◆ BRIEF: Extract, exactly, the lines from the line containing "Emit a Python" to the line containing "12.1, 14.3, 7.0]", with both lines included and any pictures left out.
——————
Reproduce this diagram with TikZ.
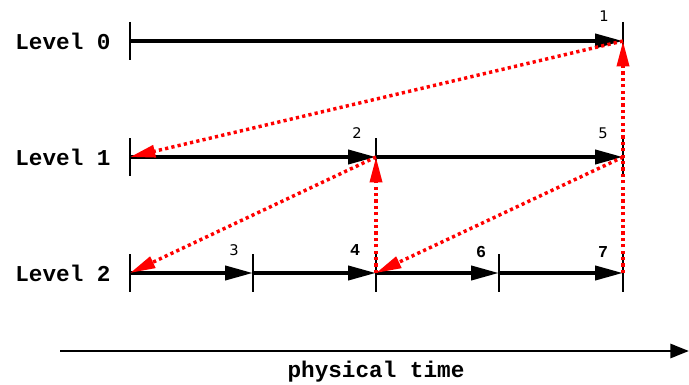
\documentclass[tikz,border=0pt]{standalone}
\usepackage{fontspec}
\newfontfamily\monofont{Liberation Mono}
\newfontfamily\numfont{DejaVu Sans}
\usetikzlibrary{arrows.meta}
\begin{document}
\begin{tikzpicture}[x=0.75pt,y=-0.75pt,
  lvl/.style={font=\monofont\bfseries\fontsize{17}{20}\selectfont, anchor=center, inner sep=0pt},
  num/.style={font=\numfont\fontsize{11}{13}\selectfont, inner sep=0pt},
  numb/.style={font=\monofont\bfseries\fontsize{12.5}{14}\selectfont, inner sep=0pt},
  tick/.style={line width=0.9pt},
  flow/.style={line width=3pt, -{Triangle[length=21pt,width=10.5pt]}},
  msg/.style={red, line width=2.6pt, dash pattern=on 2.4pt off 2.4pt, -{Triangle[length=19pt,width=9pt]}},
  timeax/.style={line width=2.2pt, -{Triangle[length=14pt,width=10.5pt]}}]
\useasboundingbox (0,0) rectangle (689,385);
% points
\coordinate (a0) at (130,41);  \coordinate (e0) at (623,41);
\coordinate (a1) at (130,157); \coordinate (c1) at (376,157); \coordinate (e1) at (623,157);
\coordinate (a2) at (130,273); \coordinate (b2) at (253,273); \coordinate (c2) at (376,273);
\coordinate (d2) at (499,273); \coordinate (e2) at (623,273);
% ticks
\foreach \p in {a0,e0,a1,c1,e1,a2,b2,c2,d2,e2}
  \draw[tick] ([yshift=19*0.75pt]\p) -- ([yshift=-19*0.75pt]\p);
% level labels
\node[lvl] (L0) at (63,41) {Level 0};
\node[lvl] (L1) at (63,157) {Level 1};
\node[lvl] (L2) at (63,273) {Level 2};
% flows
\draw[flow] (a0) -- (e0);
\draw[flow] (a1) -- (c1);
\draw[flow] (c1) -- (e1);
\draw[flow] (a2) -- (b2);
\draw[flow] (b2) -- (c2);
\draw[flow] (c2) -- (d2);
\draw[flow] (d2) -- (e2);
% numbers
\node[num] (n1) at (604,16) {1};
\node[num] (n2) at (357,133) {2};
\node[num] (n5) at (603,133) {5};
\node[num] (n3) at (234,250) {3};
\node[numb] (n4) at (355,250) {4};
\node[numb] (n6) at (481,252) {6};
\node[numb] (n7) at (603,252) {7};
% messages
\draw[msg] (e0) -- (a1);
\draw[msg] (c1) -- (a2);
\draw[msg] (c2) -- (c1);
\draw[msg] (e1) -- (c2);
\draw[msg] (e2) -- (e0);
% physical time
\coordinate (t0) at (60,351);
\coordinate (t1) at (689,351);
\draw[timeax] (t0) -- (t1);
\node[lvl] (pt) at (376,372) {physical time};
\end{tikzpicture}
\end{document}
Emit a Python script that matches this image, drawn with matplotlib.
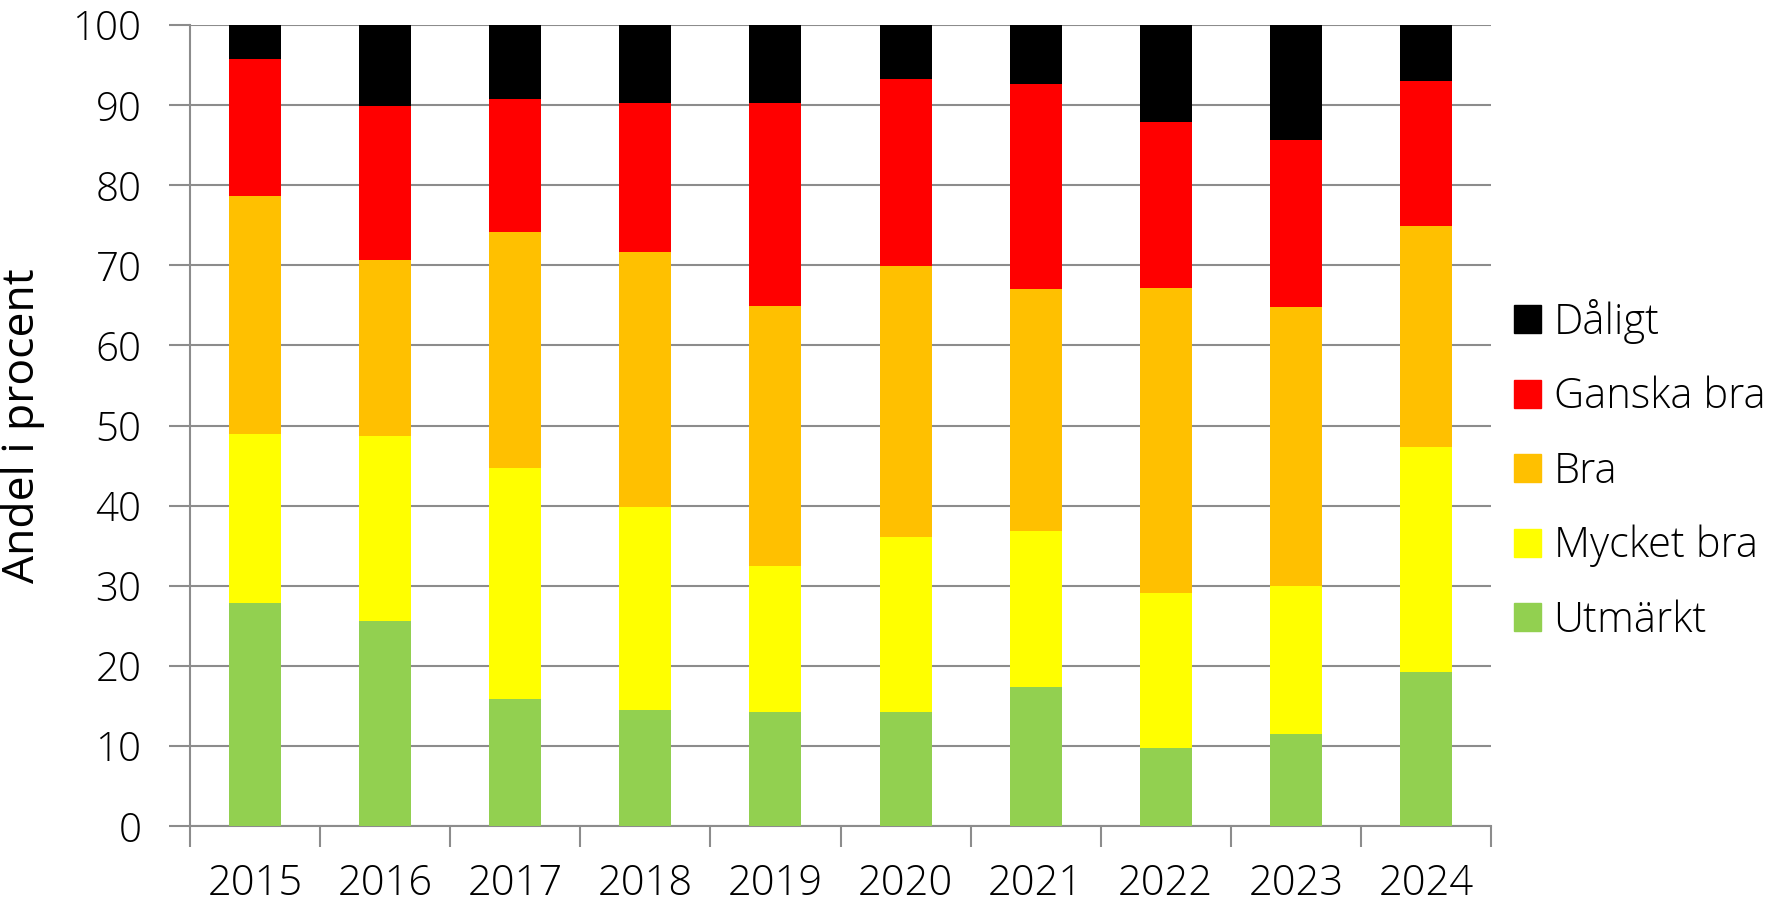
import numpy as np
import matplotlib.pyplot as plt
from matplotlib.patches import Patch

years = ["2015", "2016", "2017", "2018", "2019", "2020", "2021", "2022", "2023", "2024"]

# segment sizes (percent)
utmarkt = [27.8, 25.6, 15.9, 14.5, 14.2, 14.2, 17.3, 9.7, 11.5, 19.2]
mycket_bra = [21.2, 23.1, 28.8, 25.3, 18.3, 21.9, 19.5, 19.4, 18.5, 28.1]
bra = [29.7, 21.9, 29.4, 31.9, 32.4, 33.8, 30.2, 38.1, 34.8, 27.6]
ganska_bra = [17.0, 19.3, 16.7, 18.6, 25.3, 23.3, 25.6, 20.7, 20.9, 18.1]
daligt = [4.3, 10.1, 9.2, 9.7, 9.8, 6.8, 7.4, 12.1, 14.3, 7.0]

series = [
    ("Utmärkt", utmarkt, "#92d050"),
    ("Mycket bra", mycket_bra, "#ffff00"),
    ("Bra", bra, "#ffc000"),
    ("Ganska bra", ganska_bra, "#ff0000"),
    ("Dåligt", daligt, "#000000"),
]

plt.rcParams["font.family"] = ["Open Sans", "DejaVu Sans"]

fig = plt.figure(figsize=(17.85, 9.07), dpi=100)
ax = fig.add_axes([190 / 1785, 1 - 826 / 907, (1491 - 190) / 1785, (826 - 25) / 907])

x = np.arange(len(years))
bottom = np.zeros(len(years))
for name, vals, col in series:
    ax.bar(x, vals, bottom=bottom, width=0.4, color=col, zorder=3, label=name)
    bottom += np.array(vals)

ax.set_xlim(-0.5, len(years) - 0.5)
ax.set_ylim(0, 100)
ax.set_yticks(np.arange(0, 101, 10))
ax.grid(axis="y", color="#8c8c8c", linewidth=1.5, zorder=0)

# category boundaries as x tick marks, year labels in between
ax.set_xticks(np.arange(-0.5, len(years), 1.0))
ax.set_xticklabels([])
ax.set_xticks(x, minor=True)
ax.set_xticklabels(years, minor=True, fontsize=30, fontweight="light")
ax.tick_params(axis="x", which="major", length=15, width=1.5, color="#8c8c8c")
ax.tick_params(axis="x", which="minor", length=0, pad=26)
ax.tick_params(axis="y", length=15, width=1.5, color="#8c8c8c", labelsize=29, pad=20)
for lbl in ax.get_yticklabels():
    lbl.set_fontweight("light")

for side in ["top", "right"]:
    ax.spines[side].set_visible(False)
for side in ["left", "bottom"]:
    ax.spines[side].set_color("#8c8c8c")
    ax.spines[side].set_linewidth(1.5)

ax.set_ylabel("Andel i procent", fontsize=32, labelpad=20)

handles = [Patch(color=col, label=name) for name, vals, col in series[::-1]]
ax.legend(handles=handles, loc="center left", bbox_to_anchor=(1.0177, 0.444),
          frameon=False, borderpad=0, borderaxespad=0,
          handlelength=0.65, handleheight=0.65, handletextpad=0.3,
          labelspacing=0.77, prop={"weight": "light", "size": 30})

fig.savefig("out.png", dpi=100)
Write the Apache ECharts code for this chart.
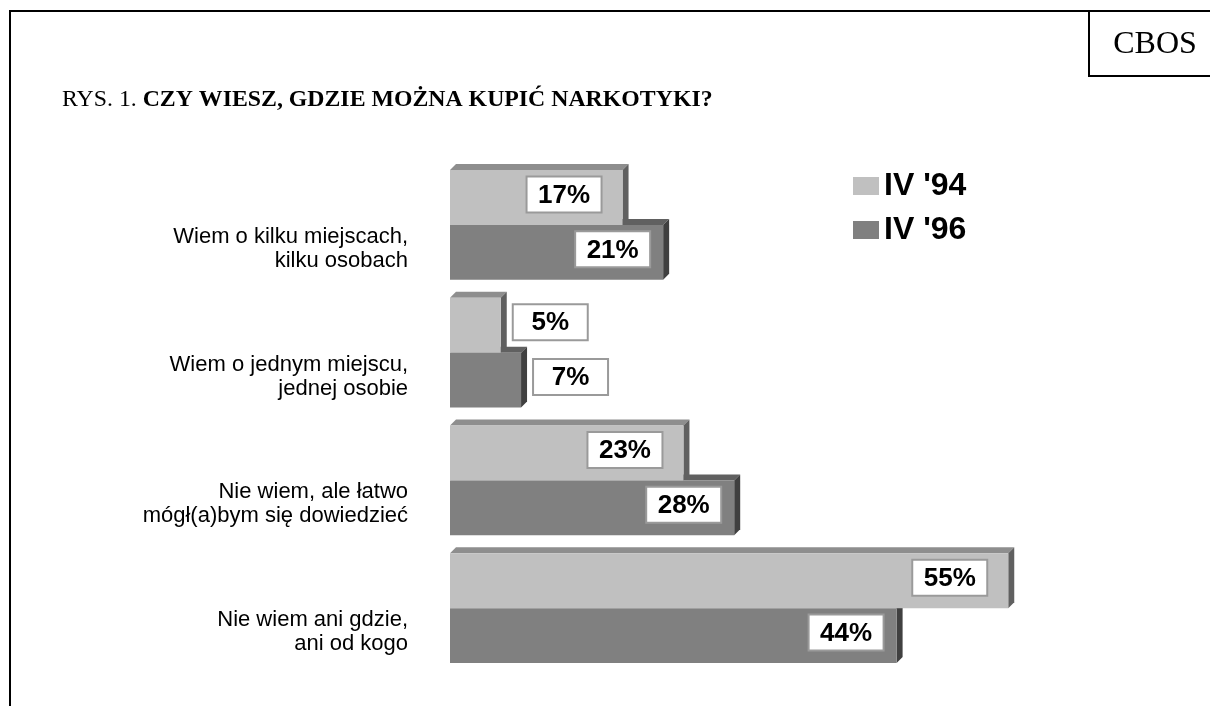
<!DOCTYPE html>
<html>
<head>
<meta charset="utf-8">
<script src="https://cdn.jsdelivr.net/npm/echarts@6/dist/echarts.min.js"></script>
<style>
html,body{margin:0;padding:0;background:#fff;}
#chart{width:1210px;height:706px;}
</style>
</head>
<body>
<div id="chart"></div>
<script>
const categories = [
  'Wiem o kilku miejscach,\nkilku osobach',
  'Wiem o jednym miejscu,\njednej osobie',
  'Nie wiem, ale łatwo\nmógł(a)bym się dowiedzieć',
  'Nie wiem ani gdzie,\nani od kogo'
];
const seriesNames = ["IV '94", "IV '96"];
const values94 = [17, 5, 23, 55];
const values96 = [21, 7, 28, 44];

const styles = [
  { front: '#c0c0c0', top: '#8e8e8e', side: '#606060', gap: 21 },
  { front: '#808080', top: '#606060', side: '#404040', gap: 13 }
];

function makeRender(si) {
  return function (params, api) {
    const idx = api.value(1);
    const val = api.value(0);
    const c = api.coord([0, idx]);
    const e = api.coord([val, idx]);
    const band = api.size([0, 1])[1];
    const h = band * 0.43;
    const d = 6;
    const x0 = c[0], x1 = e[0];
    const yc = c[1];
    const yTop = si === 0 ? yc - h : yc;
    const yBot = yTop + h;
    const st = styles[si];
    const children = [
      { type: 'polygon', shape: { points: [[x0, yTop], [x0 + d, yTop - d], [x1 + d, yTop - d], [x1, yTop]] }, style: { fill: st.top } },
      { type: 'polygon', shape: { points: [[x1, yTop], [x1 + d, yTop - d], [x1 + d, yBot - d], [x1, yBot]] }, style: { fill: st.side } },
      { type: 'rect', shape: { x: x0, y: yTop, width: x1 - x0, height: h }, style: { fill: st.front } }
    ];
    const bw = 75, bh = 36;
    let bx;
    if (val < 10) bx = x1 + 12; else bx = x1 - st.gap - bw;
    const by = (yTop + yBot) / 2 - 3 - bh / 2;
    children.push({ type: 'rect', shape: { x: bx, y: by, width: bw, height: bh }, style: { fill: '#fff', stroke: '#9a9a9a', lineWidth: 2 } });
    children.push({ type: 'text', style: { x: bx + bw / 2, y: by + bh / 2 + 1, text: val + '%', align: 'center', verticalAlign: 'middle', fill: '#000', font: 'bold 26px "Liberation Sans", Arial, sans-serif' } });
    return { type: 'group', children: children };
  };
}

const chart = echarts.init(document.getElementById('chart'));
chart.setOption({
  animation: false,
  backgroundColor: '#fff',
  title: [{
    left: 57, top: 83,
    text: '{a|RYS. 1. }{b|CZY WIESZ, GDZIE MOŻNA KUPIĆ NARKOTYKI?}',
    textStyle: {
      rich: {
        a: { fontFamily: '"Liberation Serif", "Times New Roman", serif', fontSize: 23.8, fontWeight: 'normal', color: '#000' },
        b: { fontFamily: '"Liberation Serif", "Times New Roman", serif', fontSize: 23.8, fontWeight: 'bold', color: '#000' }
      }
    }
  }, {
    left: 1150, top: 40, textAlign: 'center', textVerticalAlign: 'middle',
    text: 'CBOS',
    textStyle: { fontFamily: '"Liberation Serif", "Times New Roman", serif', fontSize: 32, fontWeight: 'normal', color: '#000' }
  }],
  graphic: [
    { type: 'line', shape: { x1: 10, y1: 11, x2: 1210, y2: 11 }, style: { stroke: '#000', lineWidth: 2 } },
    { type: 'line', shape: { x1: 10, y1: 10, x2: 10, y2: 706 }, style: { stroke: '#000', lineWidth: 2 } },
    { type: 'line', shape: { x1: 1089, y1: 10, x2: 1089, y2: 76 }, style: { stroke: '#000', lineWidth: 2 } },
    { type: 'line', shape: { x1: 1088, y1: 76, x2: 1210, y2: 76 }, style: { stroke: '#000', lineWidth: 2 } }
  ],
  legend: {
    orient: 'vertical', left: 848, top: 161, itemGap: 4,
    itemWidth: 26, itemHeight: 18, itemStyle: { borderWidth: 0 },
    data: [{ name: seriesNames[0], icon: 'rect' }, { name: seriesNames[1], icon: 'rect' }],
    textStyle: { fontFamily: '"Liberation Sans", Arial, sans-serif', fontSize: 32, fontWeight: 'bold', color: '#000', lineHeight: 40 }
  },
  grid: { left: 450, top: 161, width: 609, height: 511 },
  xAxis: { type: 'value', min: 0, max: 60, show: false, splitLine: { show: false } },
  yAxis: {
    type: 'category', data: categories, inverse: true,
    axisLine: { show: false }, axisTick: { show: false }, splitLine: { show: false },
    axisLabel: {
      margin: 42, fontSize: 22, lineHeight: 24, color: '#000', align: 'right',
      verticalAlign: 'top',
      fontFamily: '"Liberation Sans", Arial, sans-serif'
    }
  },
  series: [
    {
      name: seriesNames[0], type: 'custom', z: 3,
      itemStyle: { color: styles[0].front },
      encode: { x: 0, y: 1 },
      data: values94.map((v, i) => [v, i]),
      renderItem: makeRender(0)
    },
    {
      name: seriesNames[1], type: 'custom', z: 2,
      itemStyle: { color: styles[1].front },
      encode: { x: 0, y: 1 },
      data: values96.map((v, i) => [v, i]),
      renderItem: makeRender(1)
    }
  ]
});
</script>
</body>
</html>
——————
◆ ANSWER FOR THIS EXERCISE:
Emit a Python script that matches this image, drawn with matplotlib.
import numpy as np
import matplotlib.pyplot as plt
from matplotlib.patches import Patch

years = ["2015", "2016", "2017", "2018", "2019", "2020", "2021", "2022", "2023", "2024"]

# segment sizes (percent)
utmarkt = [27.8, 25.6, 15.9, 14.5, 14.2, 14.2, 17.3, 9.7, 11.5, 19.2]
mycket_bra = [21.2, 23.1, 28.8, 25.3, 18.3, 21.9, 19.5, 19.4, 18.5, 28.1]
bra = [29.7, 21.9, 29.4, 31.9, 32.4, 33.8, 30.2, 38.1, 34.8, 27.6]
ganska_bra = [17.0, 19.3, 16.7, 18.6, 25.3, 23.3, 25.6, 20.7, 20.9, 18.1]
daligt = [4.3, 10.1, 9.2, 9.7, 9.8, 6.8, 7.4, 12.1, 14.3, 7.0]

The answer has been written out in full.